Becoming Mrs. Lewis(114)
In a little fume of words and leave my words
After my death to kiss you forever and ever
“YET ONE MORE SPRING,” JOY DAVIDMAN
March 1957
Maybe I deserved all of it—the five months of surgeries and pain and vomiting, the weeks of fear and hospital transfers and inexhaustible disease. Maybe this had all been accumulating with each terrible thing I’d said or done in my life to beset me at forty-one years old. But did God work that way?
No.
He was not meant to be bargained with as he doled out punishment.
My leg was set and plastered and my ovaries clipped out; evidence remained in the form of crooked black stitches that ran along my stomach like tiny spiders. My breast lump had been excised—the cursed lump I’d known about all along but that had been dismissed. Radiation to the hip under groaning machines, and I’d swallowed medicines I’d never heard about before. The cursed-awful list of cancer’s sites: in the left femur, the left breast, the right shoulder, and the right leg.
During these months I went from experiencing the mystical peace of God to black doubt and the abysmal dread of annihilation. But in the end, did I really believe all I claimed to believe? Did I believe God could exist at all? Or was he just like my Fairyland—a tactic to navigate life, imagining there was something more, something better, something out there that I’d longed for but that only existed in dreams? Maybe, just dammit maybe, there was nothing but being human and being in pain and in suffering until there was nothing.
In a ledger I could list the reasons I deserved this fate. I could list and I could flagellate myself, but the vile cancer was doing a just fine job of it all by itself.

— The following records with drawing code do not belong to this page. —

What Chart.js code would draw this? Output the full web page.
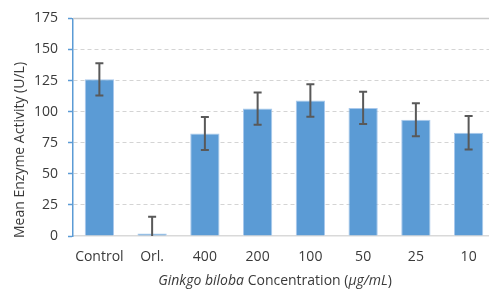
<!DOCTYPE html>
<html>
<head>
<meta charset="utf-8">
<script src="https://cdn.jsdelivr.net/npm/chart.js@4"></script>
<style>
  html, body { margin: 0; padding: 0; background: #fff; overflow: hidden; }
  #wrap { width: 497px; height: 290px; }
</style>
</head>
<body>
<div id="wrap"><canvas id="myBarChart" width="497" height="290"></canvas></div>
<script>
const categories = ['Control', 'Orl.', '400', '200', '100', '50', '25', '10'];
const meanValues = [126, 2, 82.5, 102.5, 109, 103, 93.5, 83];
const errValues = [13, 13.5, 13.3, 13, 13, 13, 13.3, 13.5];
const yTicks = [0, 25, 50, 75, 100, 125, 150, 175];

const textColor = '#3a3a3a';
const fontFam = '"Open Sans", "Liberation Sans", sans-serif';

// error bars + axis titles (titles have mixed italic, so drawn by hand)
const extras = {
    id: 'extras',
    afterDatasetsDraw(chart) {
        const c = chart.ctx;
        const x = chart.scales.x, y = chart.scales.y;
        c.save();
        c.strokeStyle = '#595959';
        c.lineWidth = 2;
        meanValues.forEach((v, i) => {
            const px = x.getPixelForValue(i);
            const top = y.getPixelForValue(v + errValues[i]);
            const lowVal = v - errValues[i];
            const bot = y.getPixelForValue(Math.max(0, lowVal));
            c.beginPath();
            c.moveTo(px, top); c.lineTo(px, bot);
            c.moveTo(px - 4, top); c.lineTo(px + 4, top);
            if (lowVal > 0) { c.moveTo(px - 4, bot); c.lineTo(px + 4, bot); }
            c.stroke();
        });
        // top border line at 175
        c.strokeStyle = '#c8c8c8';
        c.lineWidth = 1.5;
        const yt = y.getPixelForValue(175);
        c.beginPath(); c.moveTo(chart.chartArea.left, yt); c.lineTo(chart.chartArea.right, yt); c.stroke();
        c.restore();
    },
    afterDraw(chart) {
        const c = chart.ctx;
        c.save();
        c.fillStyle = textColor;
        c.textBaseline = 'middle';
        // x title
        const parts = [
            ['italic 14px ' + fontFam, 'Ginkgo biloba'],
            ['14px ' + fontFam, ' Concentration ('],
            ['italic 14px ' + fontFam, 'μg/mL'],
            ['14px ' + fontFam, ')']
        ];
        let total = 0;
        parts.forEach(p => { c.font = p[0]; total += c.measureText(p[1]).width; });
        let cx = 275 - total / 2;
        c.textAlign = 'left';
        parts.forEach(p => { c.font = p[0]; c.fillText(p[1], cx, 281); cx += c.measureText(p[1]).width; });
        // y title
        c.translate(20, 150);
        c.rotate(-Math.PI / 2);
        c.textAlign = 'center';
        c.font = '14px ' + fontFam;
        c.fillText('Mean Enzyme Activity (U/L)', 0, 0);
        c.restore();
    }
};

const data1 = {
    labels: categories,
    datasets: [
        {
            label: 'Mean Enzyme Activity',
            data: meanValues,
            backgroundColor: '#5B9BD5',
            borderColor: '#a9c9ec',
            borderWidth: 1,
            categoryPercentage: 1,
            barPercentage: 0.555,
        },
    ],
};

const config = {
    type: 'bar',
    data: data1,
    plugins: [extras],
    options: {
        responsive: false,
        animation: false,
        layout: { padding: { top: 17, right: 2, left: 0, bottom: 0 } },
        plugins: {
            legend: { display: false },
            tooltip: { enabled: false },
        },
        scales: {
            x: {
                grid: { display: false },
                border: { display: true, color: '#d9d9d9', width: 1.5 },
                ticks: {
                    color: textColor, font: { size: 14, family: fontFam }, padding: 5,
                    maxRotation: 0, minRotation: 0, autoSkip: false,
                },
                afterFit: s => { s.height = 54; },
            },
            y: {
                min: 0,
                max: 175,
                afterBuildTicks: s => { s.ticks = yTicks.map(v => ({ value: v })); },
                grid: {
                    color: ctx => (ctx.tick && (ctx.tick.value === 0 || ctx.tick.value === 175)) ? 'rgba(0,0,0,0)' : '#d4d4d4',
                    lineWidth: 1,
                    tickLength: 5,
                    tickColor: '#5B9BD5',
                    tickWidth: 1.5,
                    tickBorderDash: [],
                },
                border: { display: true, color: '#5B9BD5', width: 1.5, dash: [4, 3] },
                ticks: { color: textColor, font: { size: 14, family: fontFam }, padding: 10 },
                afterFit: s => { s.width = 73; },
            },
        },
    },
};

var ctx = document.getElementById('myBarChart').getContext('2d');
var myBarChart = new Chart(ctx, config);
</script>
</body>
</html>
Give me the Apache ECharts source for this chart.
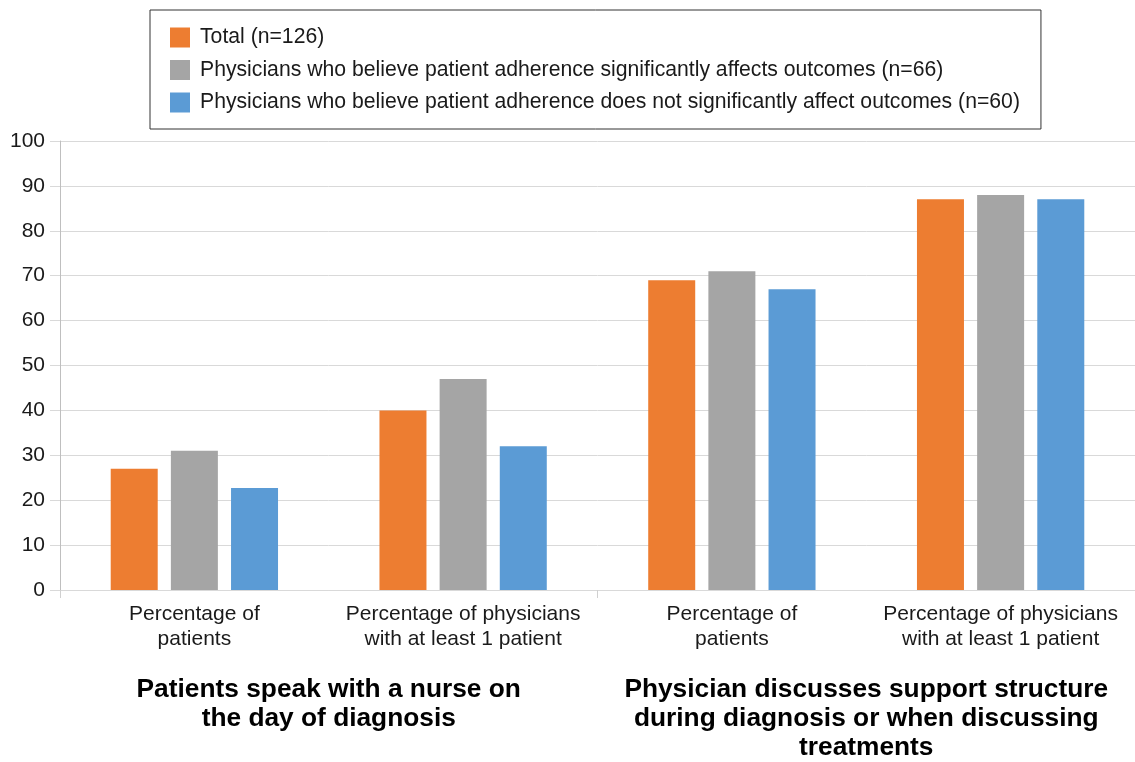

Dear God, love finally arrived, and you will take me? Are you that selfish? That jealous? Is this my payment for loving Jack with such fierce intensity? For finally finding a life of peace? Or did I conceive you of my own making for consolation?
As Orual cried out to the Grey Mountain in defense of her love for Psyche, so I cried out to the God I’d felt and believed in and surrendered to in my boys’ bedroom all those many years ago.
You will give me great love and then sweep me to the heavens—if they exist at all?
But did I believe God punished? The old wrathful God who smote his enemies and burned their cities? I was no better than Job or Jonah, railing against my lot in life. Just when it seemed everything might work out, that I might have the life I’d dreamed of for very, very long, I would die?
All my life I’d pushed too hard, tried too much, attempted to convince the head what only the heart can decide. But dying now? When I understood the grace of surrender? When love had arrived? What cruel injustice.
It took weeks, but I slowly emerged from that parched desert of doubt stronger in my faith than ever. Through reading and prayer, holding tight to Jack as he absorbed my doubt and pain, talking until we couldn’t find another word, Jack and I found if not peace, then acceptance. Grace, I wrote to Eva, arrived as I prayed. Whatever my fate, I would be able to bear it with Jack at my side and my Creator’s love surrounding me even as the doubt appeared and disappeared like smoke from the past, whispers of the woman who shadowed me and mocked my belief.
November was a kaleidoscope of pain and surgeries. By December I’d made it clear that only the two most basic of my desires remained: to live out whatever days I had left as Jack’s wife in the eyes of the church and our community, and to keep the boys in England.
While frigid rain lashed the hospital windows, Jack came to me in the worst of the December nausea.
“I’ve gone to the bishop and presented our case for marriage.”
“What did you tell him?” I asked. The nausea—I’d swallowed a pint of anesthesia when they removed my ovaries—was all consuming. I needed something, anything to assuage the suffering. Becoming Mrs. Lewis in God’s eyes was a hope that burned as brightly as any light. I didn’t want to be sick in front of Jack one more time. I wanted to be strong, to be the woman Warnie and he believed I was: courageous in the face of despair. But it was getting harder and harder.
“I told the bishop that your marriage to Bill never bloody counted because Bill had been married before you. But because they deem me a public figure, they are afraid they will be flooded with other requests, other exceptions. His answer was no.”
“That’s what you get for being a public figure.” I tried to smile.
Jack didn’t laugh.
In many ways, in such a short amount of time, our roles often reversed. Instead of it being Jack who held me, it was I who must quote from his favorite mystic—Julian of Norwich. All will be well, and all manner of things will be well.
I held his hand. “My love, the pain is cleansing me. Soon I’ll be walking with a caliper splint and living with you.”
Together we pretended it to be true, but it was only as real as Perelandra or Narnia.
Weeks passed; the boys returned to school. Eventually I felt well enough that Warnie brought me my typewriter. I began to preoccupy myself while waiting for test results, healing, and treatments by catching up on correspondence and informing everyone of my plight: My parents. Chad and Eva. Belle, Marian, and Michal. And finally, my brother—we reconciled as best as two siblings can when across an ocean with one of them at death’s door. I knit and crocheted everything from scarves to mittens to tablecloths for the Kilns, as if I could move myself there with my hands alone.